* START *

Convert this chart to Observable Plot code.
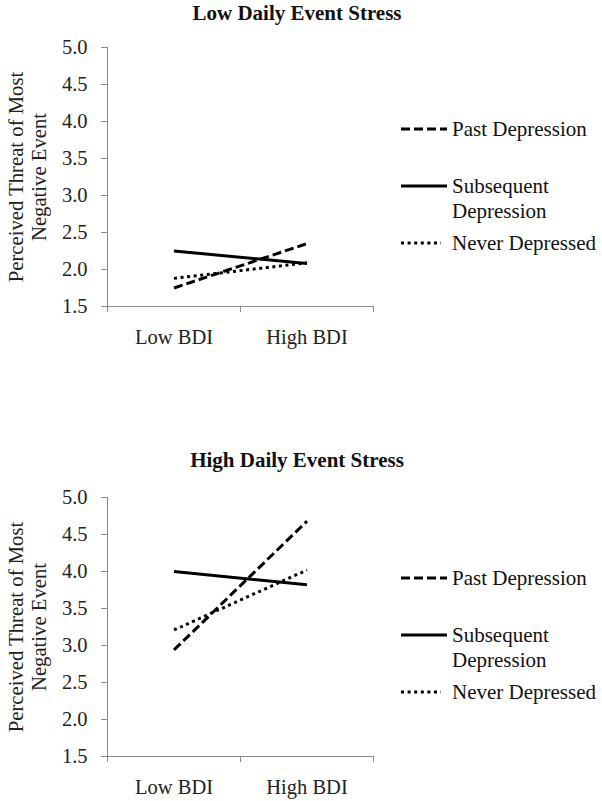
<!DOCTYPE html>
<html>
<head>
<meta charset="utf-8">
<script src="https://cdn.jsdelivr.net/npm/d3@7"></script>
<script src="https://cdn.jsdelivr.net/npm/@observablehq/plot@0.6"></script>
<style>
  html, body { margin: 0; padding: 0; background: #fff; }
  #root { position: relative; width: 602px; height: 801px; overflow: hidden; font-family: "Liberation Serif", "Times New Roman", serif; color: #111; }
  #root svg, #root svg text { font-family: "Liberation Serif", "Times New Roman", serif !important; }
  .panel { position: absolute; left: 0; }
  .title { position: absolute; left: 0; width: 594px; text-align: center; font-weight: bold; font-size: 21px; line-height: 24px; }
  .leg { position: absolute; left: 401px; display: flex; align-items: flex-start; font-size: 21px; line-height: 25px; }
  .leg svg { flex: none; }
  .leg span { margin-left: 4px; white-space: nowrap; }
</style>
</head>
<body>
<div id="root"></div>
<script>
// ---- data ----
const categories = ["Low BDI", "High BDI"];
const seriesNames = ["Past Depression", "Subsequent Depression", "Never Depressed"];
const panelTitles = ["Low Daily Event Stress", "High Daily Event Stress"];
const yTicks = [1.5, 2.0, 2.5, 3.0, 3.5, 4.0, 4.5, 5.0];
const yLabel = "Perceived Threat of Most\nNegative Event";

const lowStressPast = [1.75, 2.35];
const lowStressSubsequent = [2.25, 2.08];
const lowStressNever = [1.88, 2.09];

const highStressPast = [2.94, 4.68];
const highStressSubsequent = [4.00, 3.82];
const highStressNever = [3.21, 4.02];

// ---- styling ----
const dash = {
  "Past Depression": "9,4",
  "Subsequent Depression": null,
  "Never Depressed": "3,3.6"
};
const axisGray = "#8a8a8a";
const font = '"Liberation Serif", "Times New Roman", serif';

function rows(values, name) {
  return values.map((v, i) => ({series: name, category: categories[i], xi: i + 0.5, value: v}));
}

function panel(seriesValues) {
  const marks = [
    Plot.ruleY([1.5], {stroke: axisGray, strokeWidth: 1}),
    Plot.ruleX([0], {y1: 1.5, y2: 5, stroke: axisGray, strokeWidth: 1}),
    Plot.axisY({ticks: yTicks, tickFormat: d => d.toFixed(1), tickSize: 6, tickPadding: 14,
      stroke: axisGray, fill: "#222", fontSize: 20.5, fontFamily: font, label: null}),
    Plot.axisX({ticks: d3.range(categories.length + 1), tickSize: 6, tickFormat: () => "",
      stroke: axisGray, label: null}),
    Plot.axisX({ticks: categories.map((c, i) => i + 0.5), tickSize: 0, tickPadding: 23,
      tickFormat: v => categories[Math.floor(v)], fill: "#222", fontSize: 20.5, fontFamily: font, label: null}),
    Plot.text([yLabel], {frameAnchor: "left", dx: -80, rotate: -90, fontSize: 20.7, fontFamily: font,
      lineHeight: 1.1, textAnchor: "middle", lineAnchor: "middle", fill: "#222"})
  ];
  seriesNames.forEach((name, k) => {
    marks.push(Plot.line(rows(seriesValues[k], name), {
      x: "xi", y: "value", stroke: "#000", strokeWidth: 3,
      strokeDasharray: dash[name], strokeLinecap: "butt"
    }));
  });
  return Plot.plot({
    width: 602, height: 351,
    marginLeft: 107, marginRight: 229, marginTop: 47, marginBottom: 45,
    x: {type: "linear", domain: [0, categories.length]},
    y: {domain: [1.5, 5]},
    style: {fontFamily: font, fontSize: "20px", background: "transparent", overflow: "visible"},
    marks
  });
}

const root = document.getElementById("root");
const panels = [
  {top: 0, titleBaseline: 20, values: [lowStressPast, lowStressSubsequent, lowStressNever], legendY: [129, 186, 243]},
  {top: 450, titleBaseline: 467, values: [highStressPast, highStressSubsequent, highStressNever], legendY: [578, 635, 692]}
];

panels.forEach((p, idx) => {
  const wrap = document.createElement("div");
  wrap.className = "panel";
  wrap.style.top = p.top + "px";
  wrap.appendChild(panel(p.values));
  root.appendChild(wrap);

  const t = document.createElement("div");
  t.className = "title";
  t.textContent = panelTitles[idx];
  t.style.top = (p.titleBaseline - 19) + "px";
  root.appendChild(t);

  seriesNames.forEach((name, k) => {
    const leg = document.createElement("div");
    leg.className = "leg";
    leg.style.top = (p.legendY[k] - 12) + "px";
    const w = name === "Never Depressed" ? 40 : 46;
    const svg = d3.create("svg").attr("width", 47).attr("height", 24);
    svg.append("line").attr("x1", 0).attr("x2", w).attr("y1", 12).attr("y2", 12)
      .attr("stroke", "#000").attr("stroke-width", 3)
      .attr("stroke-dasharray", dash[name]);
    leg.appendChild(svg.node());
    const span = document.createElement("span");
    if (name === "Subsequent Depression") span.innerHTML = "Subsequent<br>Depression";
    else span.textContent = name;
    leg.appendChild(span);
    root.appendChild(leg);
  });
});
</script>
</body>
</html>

* END *

__Goal of the exercise__.
Working from the material above, transcribe it exactly while omitting pictures.

__Answer for the task__.
Convert this chart to Observable Plot code.
<!DOCTYPE html>
<html>
<head>
<meta charset="utf-8">
<script src="https://cdn.jsdelivr.net/npm/d3@7"></script>
<script src="https://cdn.jsdelivr.net/npm/@observablehq/plot@0.6"></script>
<style>
  html, body { margin: 0; padding: 0; background: #fff; }
  #root { position: relative; width: 602px; height: 801px; overflow: hidden; font-family: "Liberation Serif", "Times New Roman", serif; color: #111; }
  #root svg, #root svg text { font-family: "Liberation Serif", "Times New Roman", serif !important; }
  .panel { position: absolute; left: 0; }
  .title { position: absolute; left: 0; width: 594px; text-align: center; font-weight: bold; font-size: 21px; line-height: 24px; }
  .leg { position: absolute; left: 401px; display: flex; align-items: flex-start; font-size: 21px; line-height: 25px; }
  .leg svg { flex: none; }
  .leg span { margin-left: 4px; white-space: nowrap; }
</style>
</head>
<body>
<div id="root"></div>
<script>
// ---- data ----
const categories = ["Low BDI", "High BDI"];
const seriesNames = ["Past Depression", "Subsequent Depression", "Never Depressed"];
const panelTitles = ["Low Daily Event Stress", "High Daily Event Stress"];
const yTicks = [1.5, 2.0, 2.5, 3.0, 3.5, 4.0, 4.5, 5.0];
const yLabel = "Perceived Threat of Most\nNegative Event";

const lowStressPast = [1.75, 2.35];
const lowStressSubsequent = [2.25, 2.08];
const lowStressNever = [1.88, 2.09];

const highStressPast = [2.94, 4.68];
const highStressSubsequent = [4.00, 3.82];
const highStressNever = [3.21, 4.02];

// ---- styling ----
const dash = {
  "Past Depression": "9,4",
  "Subsequent Depression": null,
  "Never Depressed": "3,3.6"
};
const axisGray = "#8a8a8a";
const font = '"Liberation Serif", "Times New Roman", serif';

function rows(values, name) {
  return values.map((v, i) => ({series: name, category: categories[i], xi: i + 0.5, value: v}));
}

function panel(seriesValues) {
  const marks = [
    Plot.ruleY([1.5], {stroke: axisGray, strokeWidth: 1}),
    Plot.ruleX([0], {y1: 1.5, y2: 5, stroke: axisGray, strokeWidth: 1}),
    Plot.axisY({ticks: yTicks, tickFormat: d => d.toFixed(1), tickSize: 6, tickPadding: 14,
      stroke: axisGray, fill: "#222", fontSize: 20.5, fontFamily: font, label: null}),
    Plot.axisX({ticks: d3.range(categories.length + 1), tickSize: 6, tickFormat: () => "",
      stroke: axisGray, label: null}),
    Plot.axisX({ticks: categories.map((c, i) => i + 0.5), tickSize: 0, tickPadding: 23,
      tickFormat: v => categories[Math.floor(v)], fill: "#222", fontSize: 20.5, fontFamily: font, label: null}),
    Plot.text([yLabel], {frameAnchor: "left", dx: -80, rotate: -90, fontSize: 20.7, fontFamily: font,
      lineHeight: 1.1, textAnchor: "middle", lineAnchor: "middle", fill: "#222"})
  ];
  seriesNames.forEach((name, k) => {
    marks.push(Plot.line(rows(seriesValues[k], name), {
      x: "xi", y: "value", stroke: "#000", strokeWidth: 3,
      strokeDasharray: dash[name], strokeLinecap: "butt"
    }));
  });
  return Plot.plot({
    width: 602, height: 351,
    marginLeft: 107, marginRight: 229, marginTop: 47, marginBottom: 45,
    x: {type: "linear", domain: [0, categories.length]},
    y: {domain: [1.5, 5]},
    style: {fontFamily: font, fontSize: "20px", background: "transparent", overflow: "visible"},
    marks
  });
}

const root = document.getElementById("root");
const panels = [
  {top: 0, titleBaseline: 20, values: [lowStressPast, lowStressSubsequent, lowStressNever], legendY: [129, 186, 243]},
  {top: 450, titleBaseline: 467, values: [highStressPast, highStressSubsequent, highStressNever], legendY: [578, 635, 692]}
];

panels.forEach((p, idx) => {
  const wrap = document.createElement("div");
  wrap.className = "panel";
  wrap.style.top = p.top + "px";
  wrap.appendChild(panel(p.values));
  root.appendChild(wrap);

  const t = document.createElement("div");
  t.className = "title";
  t.textContent = panelTitles[idx];
  t.style.top = (p.titleBaseline - 19) + "px";
  root.appendChild(t);

  seriesNames.forEach((name, k) => {
    const leg = document.createElement("div");
    leg.className = "leg";
    leg.style.top = (p.legendY[k] - 12) + "px";
    const w = name === "Never Depressed" ? 40 : 46;
    const svg = d3.create("svg").attr("width", 47).attr("height", 24);
    svg.append("line").attr("x1", 0).attr("x2", w).attr("y1", 12).attr("y2", 12)
      .attr("stroke", "#000").attr("stroke-width", 3)
      .attr("stroke-dasharray", dash[name]);
    leg.appendChild(svg.node());
    const span = document.createElement("span");
    if (name === "Subsequent Depression") span.innerHTML = "Subsequent<br>Depression";
    else span.textContent = name;
    leg.appendChild(span);
    root.appendChild(leg);
  });
});
</script>
</body>
</html>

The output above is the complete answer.